EXERCISE INPUTS:
----------
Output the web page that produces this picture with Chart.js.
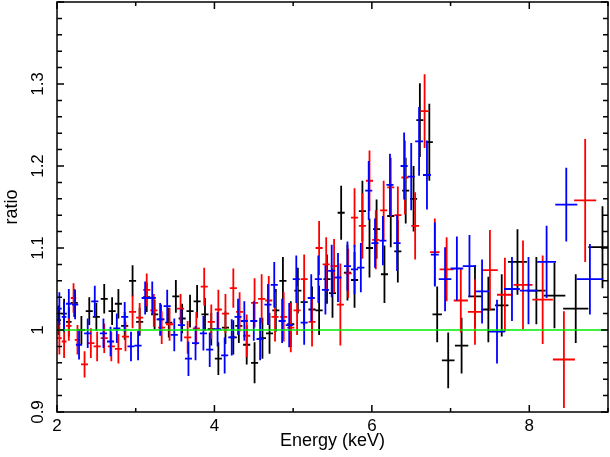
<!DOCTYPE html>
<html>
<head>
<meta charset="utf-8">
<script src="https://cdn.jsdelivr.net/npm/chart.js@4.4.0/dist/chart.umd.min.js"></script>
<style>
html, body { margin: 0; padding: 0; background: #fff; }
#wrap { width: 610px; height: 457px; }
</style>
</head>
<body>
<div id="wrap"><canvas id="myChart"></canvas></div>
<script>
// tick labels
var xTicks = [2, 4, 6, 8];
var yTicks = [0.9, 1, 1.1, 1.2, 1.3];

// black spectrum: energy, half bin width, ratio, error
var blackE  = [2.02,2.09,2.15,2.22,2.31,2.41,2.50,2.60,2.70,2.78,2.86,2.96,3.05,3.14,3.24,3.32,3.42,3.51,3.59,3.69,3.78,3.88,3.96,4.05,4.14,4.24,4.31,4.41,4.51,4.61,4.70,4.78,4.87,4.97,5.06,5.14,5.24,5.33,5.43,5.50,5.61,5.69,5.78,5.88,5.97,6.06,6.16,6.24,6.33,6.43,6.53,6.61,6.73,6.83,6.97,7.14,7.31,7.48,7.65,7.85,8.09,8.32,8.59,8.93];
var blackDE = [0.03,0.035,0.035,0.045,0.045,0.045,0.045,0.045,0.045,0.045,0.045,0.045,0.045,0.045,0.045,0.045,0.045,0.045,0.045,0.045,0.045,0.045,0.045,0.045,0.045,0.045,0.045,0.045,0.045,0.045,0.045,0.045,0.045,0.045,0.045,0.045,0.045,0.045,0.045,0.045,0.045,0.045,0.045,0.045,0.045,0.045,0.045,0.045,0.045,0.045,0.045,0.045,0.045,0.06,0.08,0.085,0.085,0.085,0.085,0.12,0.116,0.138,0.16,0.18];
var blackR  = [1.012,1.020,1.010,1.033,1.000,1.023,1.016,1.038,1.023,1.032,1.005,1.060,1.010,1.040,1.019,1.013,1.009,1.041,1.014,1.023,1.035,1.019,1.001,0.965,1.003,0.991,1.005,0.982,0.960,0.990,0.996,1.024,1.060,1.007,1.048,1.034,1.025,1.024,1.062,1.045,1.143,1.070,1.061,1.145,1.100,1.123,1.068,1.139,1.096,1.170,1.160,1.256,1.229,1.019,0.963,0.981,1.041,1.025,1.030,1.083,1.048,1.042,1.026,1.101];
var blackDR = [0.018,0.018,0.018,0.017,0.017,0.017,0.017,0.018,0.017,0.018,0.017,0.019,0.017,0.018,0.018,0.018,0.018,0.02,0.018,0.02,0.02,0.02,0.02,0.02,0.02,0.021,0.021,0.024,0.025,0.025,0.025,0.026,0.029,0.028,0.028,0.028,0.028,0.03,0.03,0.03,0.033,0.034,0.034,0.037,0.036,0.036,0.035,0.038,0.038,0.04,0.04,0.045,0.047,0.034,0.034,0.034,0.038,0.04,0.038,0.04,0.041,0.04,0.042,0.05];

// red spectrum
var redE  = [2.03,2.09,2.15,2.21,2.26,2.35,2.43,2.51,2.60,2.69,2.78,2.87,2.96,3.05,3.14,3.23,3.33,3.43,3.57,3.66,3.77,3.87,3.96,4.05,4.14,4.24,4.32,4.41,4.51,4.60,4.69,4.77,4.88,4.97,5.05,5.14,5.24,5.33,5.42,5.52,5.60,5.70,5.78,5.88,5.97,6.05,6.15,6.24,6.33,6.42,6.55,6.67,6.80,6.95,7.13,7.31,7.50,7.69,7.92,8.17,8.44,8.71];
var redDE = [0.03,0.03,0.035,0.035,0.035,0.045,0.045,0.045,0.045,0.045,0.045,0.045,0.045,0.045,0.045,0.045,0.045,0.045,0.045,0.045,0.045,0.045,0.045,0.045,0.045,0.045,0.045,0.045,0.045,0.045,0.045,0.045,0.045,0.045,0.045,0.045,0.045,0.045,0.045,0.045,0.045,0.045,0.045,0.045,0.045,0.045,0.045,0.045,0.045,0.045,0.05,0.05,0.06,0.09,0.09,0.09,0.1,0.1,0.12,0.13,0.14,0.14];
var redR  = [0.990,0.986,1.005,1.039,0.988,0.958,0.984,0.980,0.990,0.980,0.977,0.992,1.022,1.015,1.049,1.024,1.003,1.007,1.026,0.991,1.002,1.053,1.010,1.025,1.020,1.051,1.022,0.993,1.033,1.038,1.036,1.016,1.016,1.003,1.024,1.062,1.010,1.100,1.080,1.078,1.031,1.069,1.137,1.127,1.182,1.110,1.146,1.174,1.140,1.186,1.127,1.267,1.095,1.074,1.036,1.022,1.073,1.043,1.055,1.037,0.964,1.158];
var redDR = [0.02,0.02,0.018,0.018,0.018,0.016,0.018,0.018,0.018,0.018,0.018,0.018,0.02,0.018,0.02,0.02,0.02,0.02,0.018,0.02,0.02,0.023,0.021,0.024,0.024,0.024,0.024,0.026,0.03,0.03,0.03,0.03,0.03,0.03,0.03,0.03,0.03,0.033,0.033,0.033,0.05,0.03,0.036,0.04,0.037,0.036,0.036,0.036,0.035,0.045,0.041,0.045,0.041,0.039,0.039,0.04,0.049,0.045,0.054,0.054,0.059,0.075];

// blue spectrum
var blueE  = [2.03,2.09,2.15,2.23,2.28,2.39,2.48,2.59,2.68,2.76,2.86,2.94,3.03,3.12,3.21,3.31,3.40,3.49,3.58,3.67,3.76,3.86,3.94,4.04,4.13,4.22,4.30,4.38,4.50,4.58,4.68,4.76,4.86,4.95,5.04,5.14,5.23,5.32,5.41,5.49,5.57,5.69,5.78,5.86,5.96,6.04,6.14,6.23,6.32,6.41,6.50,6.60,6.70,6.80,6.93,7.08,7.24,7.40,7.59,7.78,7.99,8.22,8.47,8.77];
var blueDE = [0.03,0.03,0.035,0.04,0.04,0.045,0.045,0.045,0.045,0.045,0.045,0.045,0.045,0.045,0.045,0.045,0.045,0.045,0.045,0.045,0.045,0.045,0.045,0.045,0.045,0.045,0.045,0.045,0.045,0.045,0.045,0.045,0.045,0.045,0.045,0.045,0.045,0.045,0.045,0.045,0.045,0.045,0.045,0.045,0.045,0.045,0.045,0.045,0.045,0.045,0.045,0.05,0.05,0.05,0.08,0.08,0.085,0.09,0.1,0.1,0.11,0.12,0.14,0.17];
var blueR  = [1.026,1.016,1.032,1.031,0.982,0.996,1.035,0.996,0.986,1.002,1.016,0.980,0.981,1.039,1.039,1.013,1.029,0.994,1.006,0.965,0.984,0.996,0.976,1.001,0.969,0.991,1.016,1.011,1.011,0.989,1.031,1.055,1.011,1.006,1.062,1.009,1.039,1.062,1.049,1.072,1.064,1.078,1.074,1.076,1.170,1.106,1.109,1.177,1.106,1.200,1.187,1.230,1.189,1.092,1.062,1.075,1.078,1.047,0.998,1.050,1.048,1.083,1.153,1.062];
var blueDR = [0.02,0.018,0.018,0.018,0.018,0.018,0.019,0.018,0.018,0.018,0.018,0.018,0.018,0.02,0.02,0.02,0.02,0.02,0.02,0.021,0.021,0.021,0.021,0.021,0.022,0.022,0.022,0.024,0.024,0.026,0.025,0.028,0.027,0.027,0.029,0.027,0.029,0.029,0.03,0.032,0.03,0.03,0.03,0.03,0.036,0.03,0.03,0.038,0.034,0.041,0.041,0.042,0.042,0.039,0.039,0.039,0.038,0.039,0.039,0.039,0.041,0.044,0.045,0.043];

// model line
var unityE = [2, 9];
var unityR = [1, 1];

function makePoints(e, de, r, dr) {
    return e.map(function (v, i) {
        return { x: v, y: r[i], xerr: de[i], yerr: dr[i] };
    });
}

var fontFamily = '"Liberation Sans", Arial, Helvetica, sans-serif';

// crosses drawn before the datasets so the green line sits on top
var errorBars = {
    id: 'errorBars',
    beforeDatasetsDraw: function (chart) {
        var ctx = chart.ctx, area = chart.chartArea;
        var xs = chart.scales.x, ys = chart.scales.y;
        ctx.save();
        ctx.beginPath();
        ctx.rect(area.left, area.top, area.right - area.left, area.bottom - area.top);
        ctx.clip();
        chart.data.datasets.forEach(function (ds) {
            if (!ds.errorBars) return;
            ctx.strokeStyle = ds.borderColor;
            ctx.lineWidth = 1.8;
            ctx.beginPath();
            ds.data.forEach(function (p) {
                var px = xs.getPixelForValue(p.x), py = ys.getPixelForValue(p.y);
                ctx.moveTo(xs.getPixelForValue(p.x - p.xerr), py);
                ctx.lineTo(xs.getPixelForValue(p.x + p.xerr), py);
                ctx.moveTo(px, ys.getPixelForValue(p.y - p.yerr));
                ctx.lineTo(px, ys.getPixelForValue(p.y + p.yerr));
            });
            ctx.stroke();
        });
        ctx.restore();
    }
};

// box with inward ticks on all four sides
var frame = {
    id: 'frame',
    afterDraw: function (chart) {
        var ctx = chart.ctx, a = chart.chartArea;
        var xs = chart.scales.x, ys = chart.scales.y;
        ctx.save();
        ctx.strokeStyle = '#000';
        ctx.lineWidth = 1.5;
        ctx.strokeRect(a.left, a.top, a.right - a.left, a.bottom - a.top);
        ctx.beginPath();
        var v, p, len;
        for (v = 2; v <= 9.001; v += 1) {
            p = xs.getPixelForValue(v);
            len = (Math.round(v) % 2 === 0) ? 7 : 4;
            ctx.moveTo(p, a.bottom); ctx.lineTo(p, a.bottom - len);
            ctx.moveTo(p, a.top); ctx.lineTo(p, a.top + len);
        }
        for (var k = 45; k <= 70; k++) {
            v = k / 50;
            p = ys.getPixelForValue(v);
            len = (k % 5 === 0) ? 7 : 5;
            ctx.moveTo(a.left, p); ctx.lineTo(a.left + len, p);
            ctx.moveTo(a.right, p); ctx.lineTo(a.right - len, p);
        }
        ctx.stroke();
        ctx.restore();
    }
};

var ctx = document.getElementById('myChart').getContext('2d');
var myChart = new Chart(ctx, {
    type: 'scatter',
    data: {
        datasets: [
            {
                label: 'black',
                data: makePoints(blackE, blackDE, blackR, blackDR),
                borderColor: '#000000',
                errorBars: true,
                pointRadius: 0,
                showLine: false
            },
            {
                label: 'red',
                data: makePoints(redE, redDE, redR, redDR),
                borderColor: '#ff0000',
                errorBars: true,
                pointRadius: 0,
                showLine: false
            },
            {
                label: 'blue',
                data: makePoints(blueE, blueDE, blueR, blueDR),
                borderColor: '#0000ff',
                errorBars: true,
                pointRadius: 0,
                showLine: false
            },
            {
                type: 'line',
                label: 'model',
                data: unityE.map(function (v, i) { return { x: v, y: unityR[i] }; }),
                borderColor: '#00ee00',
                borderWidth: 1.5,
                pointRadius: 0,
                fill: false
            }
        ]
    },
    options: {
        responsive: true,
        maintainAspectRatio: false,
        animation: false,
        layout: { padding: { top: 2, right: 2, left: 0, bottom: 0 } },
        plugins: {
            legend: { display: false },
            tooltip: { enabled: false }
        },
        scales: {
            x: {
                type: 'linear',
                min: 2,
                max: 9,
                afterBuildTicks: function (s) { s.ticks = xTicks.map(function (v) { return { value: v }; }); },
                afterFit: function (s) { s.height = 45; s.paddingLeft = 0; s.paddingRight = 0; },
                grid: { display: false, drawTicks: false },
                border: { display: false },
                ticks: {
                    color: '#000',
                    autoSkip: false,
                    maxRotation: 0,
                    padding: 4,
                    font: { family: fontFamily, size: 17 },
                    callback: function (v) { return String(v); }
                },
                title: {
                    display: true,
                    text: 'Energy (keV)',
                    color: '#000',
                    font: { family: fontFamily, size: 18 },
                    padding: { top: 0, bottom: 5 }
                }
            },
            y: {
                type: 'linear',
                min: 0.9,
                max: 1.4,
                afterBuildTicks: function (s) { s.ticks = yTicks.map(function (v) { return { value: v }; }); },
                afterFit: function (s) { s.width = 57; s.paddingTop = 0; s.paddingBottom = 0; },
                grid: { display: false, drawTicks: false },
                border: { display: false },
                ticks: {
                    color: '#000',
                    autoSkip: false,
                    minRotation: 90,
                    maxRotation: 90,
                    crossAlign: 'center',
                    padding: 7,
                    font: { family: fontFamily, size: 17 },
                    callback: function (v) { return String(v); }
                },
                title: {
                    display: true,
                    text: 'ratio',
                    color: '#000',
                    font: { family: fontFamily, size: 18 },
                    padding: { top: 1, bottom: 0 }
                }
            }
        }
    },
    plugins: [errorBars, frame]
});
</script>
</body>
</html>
----------
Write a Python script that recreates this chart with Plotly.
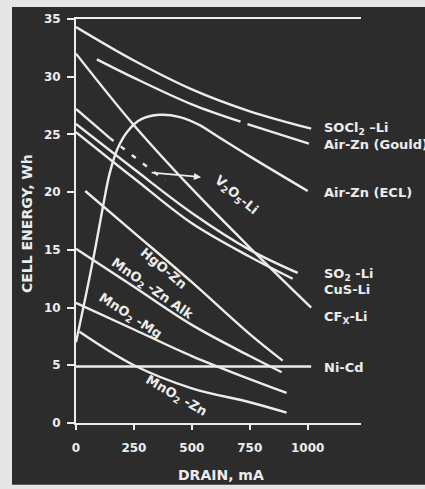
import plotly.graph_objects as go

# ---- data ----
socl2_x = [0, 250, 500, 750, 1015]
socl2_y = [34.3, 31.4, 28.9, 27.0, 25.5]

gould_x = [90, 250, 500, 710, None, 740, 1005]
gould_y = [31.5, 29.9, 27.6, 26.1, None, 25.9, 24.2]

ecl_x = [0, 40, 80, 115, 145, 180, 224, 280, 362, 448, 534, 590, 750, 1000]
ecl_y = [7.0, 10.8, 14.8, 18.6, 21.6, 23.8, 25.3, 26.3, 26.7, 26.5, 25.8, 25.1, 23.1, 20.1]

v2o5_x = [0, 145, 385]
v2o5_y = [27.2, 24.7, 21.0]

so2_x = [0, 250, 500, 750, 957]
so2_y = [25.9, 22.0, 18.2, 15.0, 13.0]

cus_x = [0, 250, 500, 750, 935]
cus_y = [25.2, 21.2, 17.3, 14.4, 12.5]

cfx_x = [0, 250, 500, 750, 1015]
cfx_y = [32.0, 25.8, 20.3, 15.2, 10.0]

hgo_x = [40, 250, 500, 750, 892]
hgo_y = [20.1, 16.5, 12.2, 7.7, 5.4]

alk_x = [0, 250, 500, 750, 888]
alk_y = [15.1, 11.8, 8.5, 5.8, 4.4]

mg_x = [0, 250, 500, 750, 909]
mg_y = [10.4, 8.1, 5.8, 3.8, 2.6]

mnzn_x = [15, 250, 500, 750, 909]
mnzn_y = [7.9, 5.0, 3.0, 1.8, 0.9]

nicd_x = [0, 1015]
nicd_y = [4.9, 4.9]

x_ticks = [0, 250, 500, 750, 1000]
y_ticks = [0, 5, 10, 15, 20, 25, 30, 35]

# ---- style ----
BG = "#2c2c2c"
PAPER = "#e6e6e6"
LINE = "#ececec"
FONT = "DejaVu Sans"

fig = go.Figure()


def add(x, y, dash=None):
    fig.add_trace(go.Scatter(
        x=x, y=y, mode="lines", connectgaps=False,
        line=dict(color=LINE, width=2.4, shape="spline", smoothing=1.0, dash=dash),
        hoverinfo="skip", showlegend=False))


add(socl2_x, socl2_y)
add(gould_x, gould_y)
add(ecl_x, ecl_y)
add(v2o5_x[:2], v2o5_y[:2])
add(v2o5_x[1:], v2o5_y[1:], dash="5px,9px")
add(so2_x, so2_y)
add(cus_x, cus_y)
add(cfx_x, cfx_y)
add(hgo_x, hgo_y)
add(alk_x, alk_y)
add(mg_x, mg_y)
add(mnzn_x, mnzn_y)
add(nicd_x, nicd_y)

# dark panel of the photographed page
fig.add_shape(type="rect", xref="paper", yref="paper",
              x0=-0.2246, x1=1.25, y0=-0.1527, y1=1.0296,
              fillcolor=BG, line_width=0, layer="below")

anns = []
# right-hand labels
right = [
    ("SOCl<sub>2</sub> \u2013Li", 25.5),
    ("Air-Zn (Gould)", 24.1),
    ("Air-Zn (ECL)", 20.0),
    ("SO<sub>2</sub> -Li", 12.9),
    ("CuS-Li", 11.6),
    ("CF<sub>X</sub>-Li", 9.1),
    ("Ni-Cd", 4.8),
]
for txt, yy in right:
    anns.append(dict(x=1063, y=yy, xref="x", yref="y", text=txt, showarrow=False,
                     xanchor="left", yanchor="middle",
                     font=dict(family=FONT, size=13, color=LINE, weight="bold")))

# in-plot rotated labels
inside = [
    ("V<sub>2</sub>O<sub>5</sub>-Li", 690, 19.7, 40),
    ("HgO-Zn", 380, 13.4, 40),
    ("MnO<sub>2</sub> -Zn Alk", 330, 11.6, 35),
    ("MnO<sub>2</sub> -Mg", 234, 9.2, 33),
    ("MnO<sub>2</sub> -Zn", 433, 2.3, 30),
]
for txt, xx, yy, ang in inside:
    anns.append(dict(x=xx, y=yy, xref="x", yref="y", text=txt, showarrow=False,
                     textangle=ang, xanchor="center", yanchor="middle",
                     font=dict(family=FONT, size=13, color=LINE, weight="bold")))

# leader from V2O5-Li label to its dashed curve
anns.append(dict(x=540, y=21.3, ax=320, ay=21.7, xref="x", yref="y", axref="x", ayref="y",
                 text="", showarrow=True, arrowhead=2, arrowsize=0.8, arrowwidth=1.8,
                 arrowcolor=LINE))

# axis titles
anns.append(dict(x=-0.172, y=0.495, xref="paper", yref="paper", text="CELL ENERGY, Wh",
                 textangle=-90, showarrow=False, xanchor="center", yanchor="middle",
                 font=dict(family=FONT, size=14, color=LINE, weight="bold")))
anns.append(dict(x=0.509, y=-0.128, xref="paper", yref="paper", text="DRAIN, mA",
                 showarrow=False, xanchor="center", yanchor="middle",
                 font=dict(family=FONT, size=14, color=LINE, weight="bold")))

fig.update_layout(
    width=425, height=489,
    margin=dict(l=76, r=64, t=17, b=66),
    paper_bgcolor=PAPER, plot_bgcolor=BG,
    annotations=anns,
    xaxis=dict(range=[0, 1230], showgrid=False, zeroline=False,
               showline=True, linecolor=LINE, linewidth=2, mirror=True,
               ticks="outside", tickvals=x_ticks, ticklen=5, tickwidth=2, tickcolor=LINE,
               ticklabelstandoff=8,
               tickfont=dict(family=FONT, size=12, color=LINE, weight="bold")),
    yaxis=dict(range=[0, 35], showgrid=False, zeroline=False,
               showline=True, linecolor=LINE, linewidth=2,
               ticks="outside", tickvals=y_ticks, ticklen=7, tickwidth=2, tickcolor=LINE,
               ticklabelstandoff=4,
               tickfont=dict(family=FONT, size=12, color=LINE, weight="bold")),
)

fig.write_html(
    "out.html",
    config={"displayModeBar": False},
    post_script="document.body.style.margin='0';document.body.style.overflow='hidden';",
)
----------
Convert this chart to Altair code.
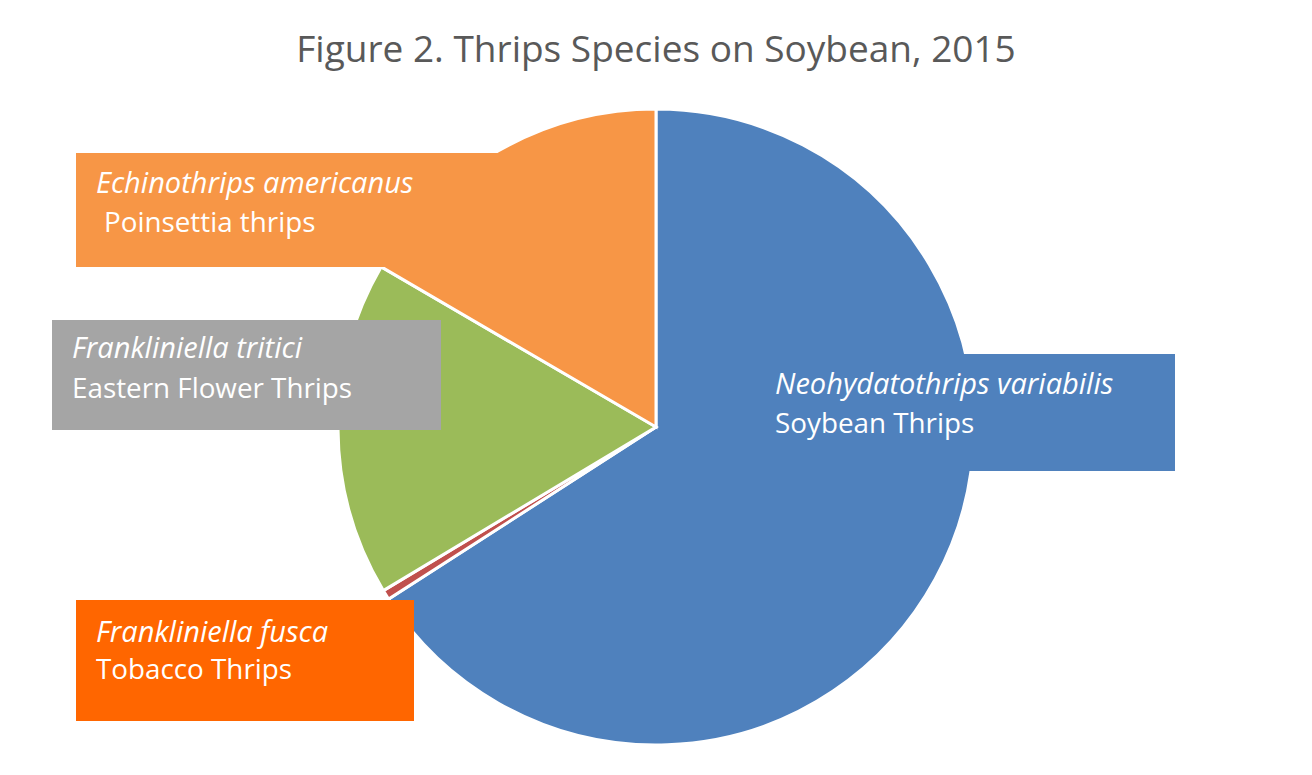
----------
GOAL: Give again, exactly as written, only the lines that start at the one with "Output the web" and end at the one with "var yTicks = [0.9, 1, 1.1, 1.2, 1.3];", both included. Skip any pictures.

SOLUTION TO THIS EXERCISE:
Output the web page that produces this picture with Chart.js.
<!DOCTYPE html>
<html>
<head>
<meta charset="utf-8">
<script src="https://cdn.jsdelivr.net/npm/chart.js@4.4.0/dist/chart.umd.min.js"></script>
<style>
html, body { margin: 0; padding: 0; background: #fff; }
#wrap { width: 610px; height: 457px; }
</style>
</head>
<body>
<div id="wrap"><canvas id="myChart"></canvas></div>
<script>
// tick labels
var xTicks = [2, 4, 6, 8];
var yTicks = [0.9, 1, 1.1, 1.2, 1.3];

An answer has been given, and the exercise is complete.